• **Directive**
Below are entries; repeat exactly, and nothing else, the lines from the one holding "Write the React, TypeScript" through the one holding "const innerFill = ['gridS', 'dots', 'white', 'hatch', 'white'];", inclusive. Leave the pictures out.

• **Record set**
# # # # # # #

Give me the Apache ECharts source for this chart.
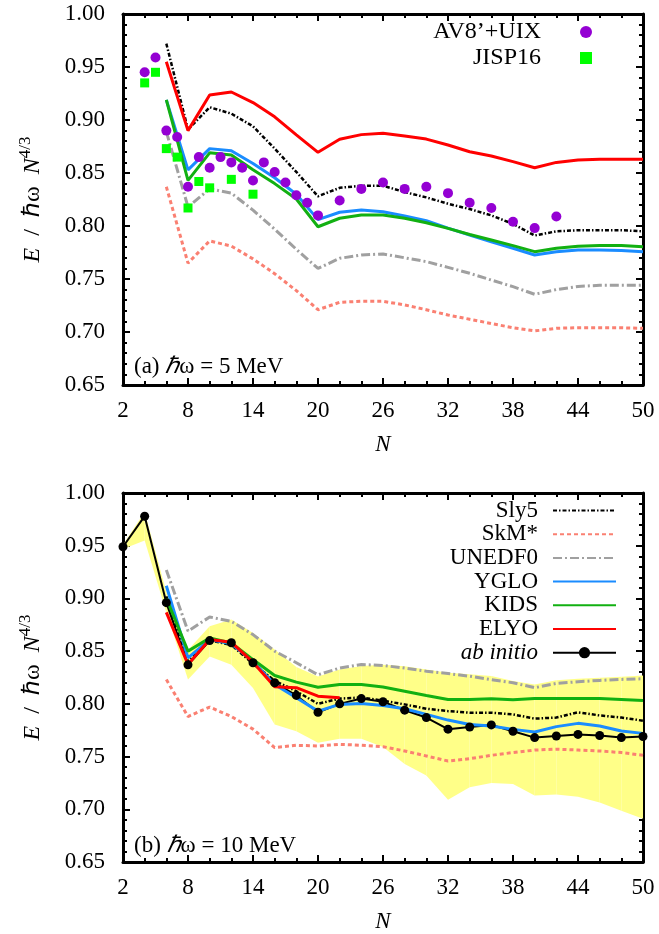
<!DOCTYPE html>
<html>
<head>
<meta charset="utf-8">
<script src="https://cdn.jsdelivr.net/npm/echarts@6/dist/echarts.min.js"></script>
<style>html,body{margin:0;padding:0;background:#fff}#c{width:659px;height:934px}</style>
</head>
<body>
<div id="c"></div>
<script>
// ---------- Panel (a): ħω = 5 MeV ----------
const nAv8 = [4,5,6,7,8,9,10,11,12,13,14,15,16,17,18,19,20,22,24,26,28,30,32,34,36,38,40,42];
const av8Uix = [0.945,0.959,0.890,0.884,0.837,0.865,0.855,0.865,0.860,0.855,0.843,0.860,0.851,0.841,0.829,0.822,0.810,0.824,0.835,0.841,0.835,0.837,0.831,0.822,0.817,0.804,0.798,0.809];
const nJisp = [4,5,6,7,8,9,10,12,14];
const jisp16 = [0.935,0.945,0.873,0.865,0.817,0.842,0.836,0.844,0.830];

const nLines = [6,8,10,12,14,16,18,20,22,24,26,28,30,32,34,36,38,40,42,44,46,48,50];
const sly5A  = [0.972,0.891,0.912,0.906,0.894,0.873,0.851,0.828,0.836,0.838,0.838,0.832,0.827,0.821,0.816,0.810,0.802,0.791,0.795,0.796,0.796,0.796,0.795];
const skmA   = [0.837,0.765,0.786,0.781,0.769,0.755,0.739,0.721,0.728,0.729,0.729,0.7255,0.721,0.716,0.712,0.708,0.704,0.701,0.7035,0.704,0.704,0.704,0.7035];
const unedfA = [0.889,0.818,0.835,0.831,0.815,0.797,0.778,0.760,0.7695,0.7726,0.7736,0.770,0.7664,0.761,0.7554,0.749,0.7428,0.7356,0.740,0.743,0.744,0.744,0.744];
const ygloA  = [0.919,0.853,0.873,0.871,0.859,0.8455,0.830,0.806,0.813,0.815,0.8135,0.8094,0.805,0.798,0.7915,0.785,0.779,0.7726,0.7758,0.7773,0.7773,0.777,0.7758];
const kidsA  = [0.919,0.843,0.869,0.867,0.853,0.840,0.8255,0.7993,0.8073,0.8104,0.8104,0.8073,0.803,0.7978,0.792,0.7868,0.7815,0.7758,0.779,0.781,0.7815,0.7815,0.7805];
const elyoA  = [0.955,0.890,0.9236,0.9264,0.9164,0.903,0.886,0.8695,0.8818,0.8862,0.8875,0.885,0.882,0.8764,0.870,0.866,0.8607,0.855,0.860,0.8623,0.863,0.863,0.863];

// ---------- Panel (b): ħω = 10 MeV ----------
const nAb = [2,4,6,8,10,12,14,16,18,20,22,24,26,28,30,32,34,36,38,40,42,44,46,48,50];
const abInitio = [0.949,0.978,0.896,0.837,0.860,0.858,0.839,0.820,0.808,0.792,0.800,0.805,0.802,0.794,0.787,0.776,0.778,0.780,0.774,0.768,0.7695,0.771,0.770,0.768,0.769];
const bandLow  = [0.947,0.955,0.887,0.823,0.845,0.837,0.815,0.7805,0.774,0.763,0.767,0.767,0.759,0.743,0.732,0.709,0.721,0.725,0.724,0.713,0.714,0.712,0.7065,0.6986,0.691];
const bandHigh = [0.951,0.982,0.906,0.851,0.8735,0.880,0.8673,0.8515,0.835,0.826,0.8326,0.836,0.837,0.8357,0.8326,0.8295,0.828,0.8264,0.8216,0.8184,0.8225,0.8238,0.8247,0.8257,0.827];

const sly5B  = [0.902,0.840,0.860,0.856,0.838,0.822,0.812,0.800,0.805,0.806,0.803,0.7995,0.7954,0.7931,0.7916,0.7916,0.790,0.786,0.787,0.792,0.789,0.787,0.784];
const skmB   = [0.823,0.788,0.797,0.788,0.776,0.7585,0.7607,0.760,0.7616,0.7607,0.7594,0.7553,0.7506,0.7458,0.748,0.7512,0.7538,0.7562,0.757,0.7562,0.7553,0.7538,0.7512];
const unedfB = [0.927,0.869,0.8824,0.8783,0.8657,0.850,0.839,0.8275,0.834,0.8373,0.8364,0.834,0.831,0.8288,0.8262,0.823,0.820,0.8153,0.8194,0.821,0.8222,0.8232,0.8238];
const ygloB  = [0.912,0.8436,0.861,0.857,0.8404,0.8184,0.8058,0.7931,0.7995,0.8004,0.7985,0.7954,0.790,0.7846,0.7805,0.779,0.7758,0.7733,0.7784,0.7815,0.779,0.7742,0.772];
const kidsB  = [0.900,0.850,0.8625,0.8578,0.842,0.8269,0.8206,0.8158,0.8184,0.8184,0.816,0.812,0.808,0.8042,0.8042,0.8048,0.804,0.8051,0.805,0.805,0.805,0.8042,0.8032];
const nElyoB = [6,8,10,12,14,16,18,20,22];
const elyoB  = [0.8868,0.8373,0.861,0.8584,0.8395,0.8162,0.8153,0.8073,0.8058];

// ---------- helpers ----------
const FONT = "'Liberation Serif','Times New Roman',serif";
const zip = (xs, ys) => xs.map((x, i) => [x, ys[i]]);

function xAx(gi, pos, labels) {
  return {
    type: 'value', gridIndex: gi, position: pos, min: 2, max: 50, interval: 6,
    axisLine: {show: true, onZero: false, lineStyle: {color: '#000', width: 3}},
    axisTick: {show: true, inside: true, length: 7, lineStyle: {color: '#000', width: 2}},
    minorTick: {show: true, splitNumber: 3, length: 4, lineStyle: {color: '#000', width: 2}},
    splitLine: {show: false}, minorSplitLine: {show: false},
    axisLabel: {show: labels, margin: 14, color: '#000', fontFamily: FONT, fontSize: 23},
    name: labels ? 'N' : '', nameLocation: 'middle', nameGap: 48,
    nameTextStyle: {fontFamily: FONT, fontSize: 23, fontStyle: 'italic', color: '#000'}
  };
}
function yAx(gi, pos, labels) {
  return {
    type: 'value', gridIndex: gi, position: pos, min: 0.65, max: 1.0, interval: 0.05,
    axisLine: {show: true, onZero: false, lineStyle: {color: '#000', width: 3}},
    axisTick: {show: true, inside: true, length: 7, lineStyle: {color: '#000', width: 2}},
    minorTick: {show: true, splitNumber: 5, length: 4, lineStyle: {color: '#000', width: 2}},
    splitLine: {show: false}, minorSplitLine: {show: false},
    axisLabel: {show: labels, margin: 18, color: '#000', fontFamily: FONT, fontSize: 23,
                formatter: v => v.toFixed(2)},
    name: labels ? '{i|E}  {n|/}  {n|ℏω}  {i|N}{s|4/3}' : '', nameLocation: 'middle', nameGap: 78, nameRotate: 90,
    nameTextStyle: {fontFamily: FONT, fontSize: 24, color: '#000',
      rich: {
        i: {fontFamily: FONT, fontSize: 24, fontStyle: 'italic', color: '#000', verticalAlign: 'bottom', lineHeight: 28},
        n: {fontFamily: FONT, fontSize: 24, color: '#000', verticalAlign: 'bottom', lineHeight: 28},
        s: {fontFamily: FONT, fontSize: 17, color: '#000', verticalAlign: 'top', lineHeight: 17}
      }}
  };
}

const C = {
  sly5: '#000000', skm: '#fa8072', unedf: '#a0a0a0', yglo: '#1a8cff', kids: '#12b012', elyo: '#ff0000',
  av8: '#9400d3', jisp: '#00ff00', band: '#ffff88'
};
const lineSeries = (name, xi, yi, xs, ys, color, type, width, z) => ({
  name, type: 'line', xAxisIndex: xi, yAxisIndex: yi, data: zip(xs, ys),
  symbol: 'none', showSymbol: false, z: z || 3,
  lineStyle: {color, width: width || 3, type: type || 'solid'}, itemStyle: {color}
});

const sly5Dash = [4, 2, 1.5, 2];
const skmDash = [4, 3];
const unedfDash = [9, 3, 2, 3];

const series = [
  // panel (a)
  lineSeries('SkM*', 0, 0, nLines, skmA, C.skm, skmDash, 3),
  lineSeries('UNEDF0', 0, 0, nLines, unedfA, C.unedf, unedfDash, 3),
  lineSeries('Sly5', 0, 0, nLines, sly5A, C.sly5, sly5Dash, 2.5),
  lineSeries('YGLO', 0, 0, nLines, ygloA, C.yglo, 'solid', 3),
  lineSeries('KIDS', 0, 0, nLines, kidsA, C.kids, 'solid', 3),
  lineSeries('ELYO', 0, 0, nLines, elyoA, C.elyo, 'solid', 3),
  {name: 'AV8’+UIX', type: 'scatter', xAxisIndex: 0, yAxisIndex: 0, data: zip(nAv8, av8Uix),
   symbol: 'circle', symbolSize: 10, itemStyle: {color: C.av8, opacity: 1}, z: 5},
  {name: 'JISP16', type: 'scatter', xAxisIndex: 0, yAxisIndex: 0, data: zip(nJisp, jisp16),
   symbol: 'rect', symbolSize: 9, itemStyle: {color: C.jisp, opacity: 1}, z: 5},
  // panel (b): uncertainty band
  {name: 'band', type: 'custom', xAxisIndex: 2, yAxisIndex: 2, z: 1,
   data: nAb.map((n, i) => [n, bandLow[i], bandHigh[i]]),
   encode: {x: 0, y: [1, 2]},
   renderItem: function (params, api) {
     const i = params.dataIndex;
     if (i >= nAb.length - 1) return null;
     const pts = [
       api.coord([nAb[i], bandLow[i]]), api.coord([nAb[i + 1], bandLow[i + 1]]),
       api.coord([nAb[i + 1], bandHigh[i + 1]]), api.coord([nAb[i], bandHigh[i]])
     ];
     return {type: 'polygon', shape: {points: pts}, style: {fill: C.band, stroke: null}};
   }},
  lineSeries('SkM*', 2, 2, nLines, skmB, C.skm, skmDash, 3),
  lineSeries('UNEDF0', 2, 2, nLines, unedfB, C.unedf, unedfDash, 3),
  {name: 'ab initio', type: 'line', xAxisIndex: 2, yAxisIndex: 2, data: zip(nAb, abInitio),
   symbol: 'circle', symbolSize: 9, showSymbol: true, z: 3,
   lineStyle: {color: '#000', width: 2}, itemStyle: {color: '#000'}},
  lineSeries('Sly5', 2, 2, nLines, sly5B, C.sly5, sly5Dash, 2.5),
  lineSeries('YGLO', 2, 2, nLines, ygloB, C.yglo, 'solid', 3),
  lineSeries('KIDS', 2, 2, nLines, kidsB, C.kids, 'solid', 3),
  lineSeries('ELYO', 2, 2, nElyoB, elyoB, C.elyo, 'solid', 3)
];

const noSym = name => ({name, itemStyle: {opacity: 0, color: 'rgba(0,0,0,0)', borderWidth: 0}});

const chart = echarts.init(document.getElementById('c'), null, {renderer: 'canvas'});
chart.setOption({
  animation: false,
  backgroundColor: '#fff',
  grid: [
    {left: 123, top: 14, width: 520, height: 371, show: false},
    {left: 123, top: 493, width: 520, height: 370, show: false}
  ],
  xAxis: [xAx(0, 'bottom', true), xAx(0, 'top', false), xAx(1, 'bottom', true), xAx(1, 'top', false)],
  yAxis: [yAx(0, 'left', true), yAx(0, 'right', false), yAx(1, 'left', true), yAx(1, 'right', false)],
  legend: [
    {orient: 'vertical', align: 'right', right: 67, top: 20, padding: 0, itemGap: 2,
     itemWidth: 12, itemHeight: 12, selectedMode: false,
     textStyle: {fontFamily: FONT, fontSize: 24, color: '#000', lineHeight: 22, padding: [0, 34, 0, 0]},
     data: ['AV8’+UIX', 'JISP16']},
    {orient: 'vertical', align: 'right', right: 42, top: 499, padding: 0, itemGap: 0.7,
     itemWidth: 63, itemHeight: 14, selectedMode: false,
     textStyle: {fontFamily: FONT, fontSize: 23, color: '#000', lineHeight: 22, padding: [0, 10, 0, 0]},
     data: [noSym('Sly5'), noSym('SkM*'), noSym('UNEDF0'), noSym('YGLO'), noSym('KIDS'), noSym('ELYO'),
            {name: 'ab initio', textStyle: {fontStyle: 'italic'}}]}
  ],
  graphic: [
    {type: 'text', left: 134, top: 355, z: 10,
     style: {text: '(a) {h|ℏ}ω = 5 MeV', font: "23px 'Liberation Serif', serif", fill: '#000',
             rich: {h: {fontFamily: FONT, fontSize: 23, fontStyle: 'italic', fill: '#000'}}}},
    {type: 'text', left: 134, top: 834, z: 10,
     style: {text: '(b) {h|ℏ}ω = 10 MeV', font: "23px 'Liberation Serif', serif", fill: '#000',
             rich: {h: {fontFamily: FONT, fontSize: 23, fontStyle: 'italic', fill: '#000'}}}}
  ],
  series
});
</script>
</body>
</html>
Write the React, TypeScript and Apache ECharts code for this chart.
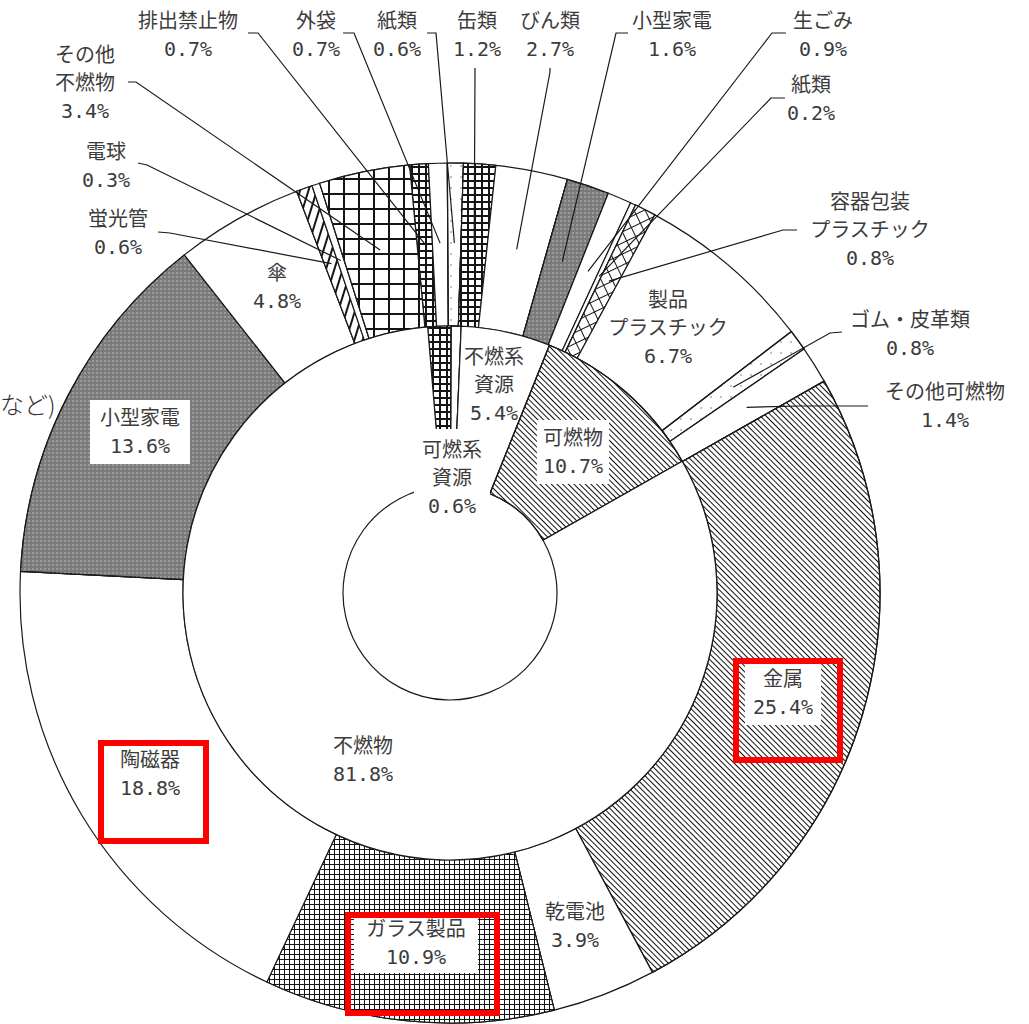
import React, { useEffect, useRef } from 'react';
import * as echarts from 'echarts';

// ---------- data ----------
const outerNames = [
  '排出禁止物', '外袋', '紙類', '缶類', 'びん類', '小型家電', '生ごみ', '紙類',
  '容器包装\nプラスチック', '製品\nプラスチック', 'ゴム・皮革類', 'その他可燃物',
  '金属', '乾電池', 'ガラス製品', '陶磁器', '小型家電', '傘', '蛍光管', '電球', 'その他\n不燃物',
];
const outerValues = [
  0.7, 0.7, 0.6, 1.2, 2.7, 1.6, 0.9, 0.2,
  0.8, 6.7, 0.8, 1.4,
  25.4, 3.9, 10.9, 18.8, 13.6, 4.8, 0.6, 0.3, 3.4,
];
const innerNames = ['その他', '可燃系\n資源', '不燃系\n資源', '可燃物', '不燃物'];
const innerValues = [1.4, 0.6, 5.4, 10.7, 81.8];

// ---------- styles / layout ----------
const CX = 450;
const CY = 593;
const R_HOLE = 107;
const R_MID = 267;
const R_OUT = 430;
const OUTER_START = 95.4;
const INNER_START = 94.8;
const ANCHOR_R = 350;

const outerFill = [
  'gridS', 'white', 'dots', 'gridS', 'white', 'gray', 'white', 'white',
  'gridR', 'white', 'dots', 'white',
  'hatch', 'white', 'gridF', 'white', 'gray', 'white', 'vline', 'white', 'gridL',
];
const innerFill = ['gridS', 'dots', 'white', 'hatch', 'white'];

type Lay = { x: number; y: number; line?: number[][]; box?: number[] };
const outerLayout: Lay[] = [
  { x: 188, y: 35, line: [[258, 33], [248, 33]] },
  { x: 316, y: 35, line: [[354, 33], [343, 33]] },
  { x: 397, y: 35, line: [[436, 33], [427, 33]] },
  { x: 477, y: 35, line: [[475, 72], [475, 68]] },
  { x: 550, y: 35, line: [[550, 72], [550, 68]] },
  { x: 672, y: 35, line: [[616, 33], [628, 33]] },
  { x: 823, y: 35, line: [[772, 33], [786, 33]] },
  { x: 811, y: 99, line: [[771, 98], [785, 98]] },
  { x: 870, y: 230, line: [[783, 230], [797, 230]] },
  { x: 668, y: 328 },
  { x: 910, y: 334, line: [[830, 333], [842, 332]] },
  { x: 945, y: 406, line: [[800, 406], [868, 406]] },
  { x: 783, y: 693, box: [4, 8] },
  { x: 575, y: 926 },
  { x: 416, y: 943, box: [2, 12] },
  { x: 150, y: 774 },
  { x: 140, y: 432, box: [4, 10] },
  { x: 277, y: 287 },
  { x: 118, y: 233, line: [[170, 233], [158, 232]] },
  { x: 106, y: 166, line: [[147, 165], [138, 163]] },
  { x: 85, y: 83, line: [[136, 82], [128, 82]] },
];
const innerLayout: Lay[] = [
  { x: 0, y: 0 },
  { x: 452, y: 478, box: [7, 8] },
  { x: 494, y: 385 },
  { x: 573, y: 452, box: [4, 6] },
  { x: 363, y: 760 },
];

// base fill colour + decal drawn on top of it
const fills: Record<string, { color: string; decal?: any }> = {
  white: { color: '#fff' },
  gridS: { color: '#151515', decal: { symbol: 'rect', symbolSize: 1, color: '#fff', dashArrayX: [5, 2], dashArrayY: [5, 2], rotation: 0 } },
  gridL: { color: '#151515', decal: { symbol: 'rect', symbolSize: 1, color: '#fff', dashArrayX: [13, 2], dashArrayY: [13, 2], rotation: 0 } },
  gridF: { color: '#151515', decal: { symbol: 'rect', symbolSize: 1, color: '#fff', dashArrayX: [4, 1], dashArrayY: [4, 1], rotation: 0 } },
  gridR: { color: '#151515', decal: { symbol: 'rect', symbolSize: 1, color: '#fff', dashArrayX: [9, 1], dashArrayY: [9, 1], rotation: -0.45 } },
  hatch: { color: '#fff', decal: { symbol: 'rect', symbolSize: 1, color: '#111', dashArrayX: [1, 0], dashArrayY: [1, 3], rotation: Math.PI / 4 } },
  vline: { color: '#151515', decal: { symbol: 'rect', symbolSize: 1, color: '#fff', dashArrayX: [6, 2], dashArrayY: [1, 0], rotation: 0.3 } },
  gray: { color: '#7a7a7a', decal: { symbol: 'circle', symbolSize: 1, color: '#a2a2a2', dashArrayX: [2, 2], dashArrayY: [2, 2], rotation: 0 } },
  dots: { color: '#fff', decal: { symbol: 'circle', symbolSize: 0.6, color: '#444', dashArrayX: [2, 8], dashArrayY: [2, 9], rotation: 0 } },
};

const FONT = "'DejaVu Sans Mono', 'Noto Sans CJK JP', sans-serif";
const TEXT_COLOR = '#3c3c3c';
const LINE_COLOR = '#1a1a1a';

function anchors(values: number[], startDeg: number, r: number) {
  const total = values.reduce((a, b) => a + b, 0);
  let cum = 0;
  return values.map((v) => {
    const mid = startDeg - ((cum + v / 2) / total) * 360;
    cum += v;
    const rad = (mid * Math.PI) / 180;
    return [CX + r * Math.cos(rad), CY - r * Math.sin(rad)];
  });
}

function buildData(names: string[], values: number[], fillKeys: string[], layout: Lay[], hideFirst: boolean) {
  return names.map((name, i) => {
    const f = fills[fillKeys[i]];
    const lay = layout[i];
    const item: any = {
      name,
      value: values[i],
      itemStyle: { color: f.color, decal: f.decal },
      label: {
        show: !(hideFirst && i === 0),
        position: lay.line ? 'outside' : 'inside',
        align: 'center',
        backgroundColor: lay.box ? '#fff' : 'transparent',
        padding: lay.box ? lay.box : 0,
      },
      labelLine: { show: false },
    };
    if (!lay.box) item.label.width = 170;
    return item;
  });
}

const outerAnchors = anchors(outerValues, OUTER_START, ANCHOR_R);

export default function App() {
  const ref = useRef<HTMLDivElement>(null);
  useEffect(() => {
    if (!ref.current) return;
    const chart = echarts.init(ref.current, undefined, { renderer: 'svg' });
    const labelCommon = {
      fontSize: 20,
      lineHeight: 28,
      color: TEXT_COLOR,
      fontFamily: FONT,
      formatter: (p: any) => `${p.name}\n${Number(p.value).toFixed(1)}%`,
    };
    const leaderLines = outerLayout
      .map((lay, i) =>
        lay.line
          ? {
              type: 'polyline',
              shape: { points: [lay.line[1], lay.line[0], outerAnchors[i]] },
              style: { stroke: LINE_COLOR, lineWidth: 1.2, fill: 'none' },
              z: 50,
              silent: true,
            }
          : null
      )
      .filter(Boolean);
    chart.setOption({
      animation: false,
      backgroundColor: '#fff',
      series: [
        {
          type: 'pie',
          silent: true,
          center: [CX, CY],
          radius: [R_MID, R_OUT],
          startAngle: OUTER_START,
          clockwise: true,
          avoidLabelOverlap: false,
          itemStyle: { borderColor: LINE_COLOR, borderWidth: 1.2 },
          label: labelCommon,
          labelLine: { show: false },
          labelLayout: (p: any) => {
            const lay = outerLayout[p.dataIndex];
            return { x: lay.x, y: lay.y, align: 'center', verticalAlign: 'middle' };
          },
          emphasis: { disabled: true },
          data: buildData(outerNames, outerValues, outerFill, outerLayout, false),
        },
        {
          type: 'pie',
          silent: true,
          center: [CX, CY],
          radius: [R_HOLE, R_MID],
          startAngle: INNER_START,
          clockwise: true,
          avoidLabelOverlap: false,
          itemStyle: { borderColor: LINE_COLOR, borderWidth: 1.2 },
          label: labelCommon,
          labelLine: { show: false },
          labelLayout: (p: any) => {
            const lay = innerLayout[p.dataIndex];
            return { x: lay.x, y: lay.y, align: 'center', verticalAlign: 'middle' };
          },
          emphasis: { disabled: true },
          data: buildData(innerNames, innerValues, innerFill, innerLayout, true),
        },
      ],
      graphic: [
        ...leaderLines,
        { type: 'rect', shape: { x: 101, y: 743, width: 105, height: 98 }, style: { fill: 'none', stroke: '#f00', lineWidth: 6 }, z: 100 },
        { type: 'rect', shape: { x: 736, y: 661, width: 104, height: 99 }, style: { fill: 'none', stroke: '#f00', lineWidth: 6 }, z: 100 },
        { type: 'rect', shape: { x: 348, y: 915, width: 149, height: 98 }, style: { fill: 'none', stroke: '#f00', lineWidth: 6 }, z: 100 },
        { type: 'text', x: 0, y: 403, style: { text: 'など)', fontSize: 24, fontFamily: "'Noto Sans CJK JP', sans-serif", fontWeight: 300, fill: '#333', verticalAlign: 'middle' }, z: 100 },
      ],
    });
    return () => chart.dispose();
  }, []);
  return <div ref={ref} style={{ position: 'absolute', left: 0, top: 0, width: 1029, height: 1024 }} />;
}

# # # # # # #

• **The answer**
Write the React, TypeScript and Apache ECharts code for this chart.
import React, { useEffect, useRef } from 'react';
import * as echarts from 'echarts';

// ---------- data ----------
const outerNames = [
  '排出禁止物', '外袋', '紙類', '缶類', 'びん類', '小型家電', '生ごみ', '紙類',
  '容器包装\nプラスチック', '製品\nプラスチック', 'ゴム・皮革類', 'その他可燃物',
  '金属', '乾電池', 'ガラス製品', '陶磁器', '小型家電', '傘', '蛍光管', '電球', 'その他\n不燃物',
];
const outerValues = [
  0.7, 0.7, 0.6, 1.2, 2.7, 1.6, 0.9, 0.2,
  0.8, 6.7, 0.8, 1.4,
  25.4, 3.9, 10.9, 18.8, 13.6, 4.8, 0.6, 0.3, 3.4,
];
const innerNames = ['その他', '可燃系\n資源', '不燃系\n資源', '可燃物', '不燃物'];
const innerValues = [1.4, 0.6, 5.4, 10.7, 81.8];

// ---------- styles / layout ----------
const CX = 450;
const CY = 593;
const R_HOLE = 107;
const R_MID = 267;
const R_OUT = 430;
const OUTER_START = 95.4;
const INNER_START = 94.8;
const ANCHOR_R = 350;

const outerFill = [
  'gridS', 'white', 'dots', 'gridS', 'white', 'gray', 'white', 'white',
  'gridR', 'white', 'dots', 'white',
  'hatch', 'white', 'gridF', 'white', 'gray', 'white', 'vline', 'white', 'gridL',
];
const innerFill = ['gridS', 'dots', 'white', 'hatch', 'white'];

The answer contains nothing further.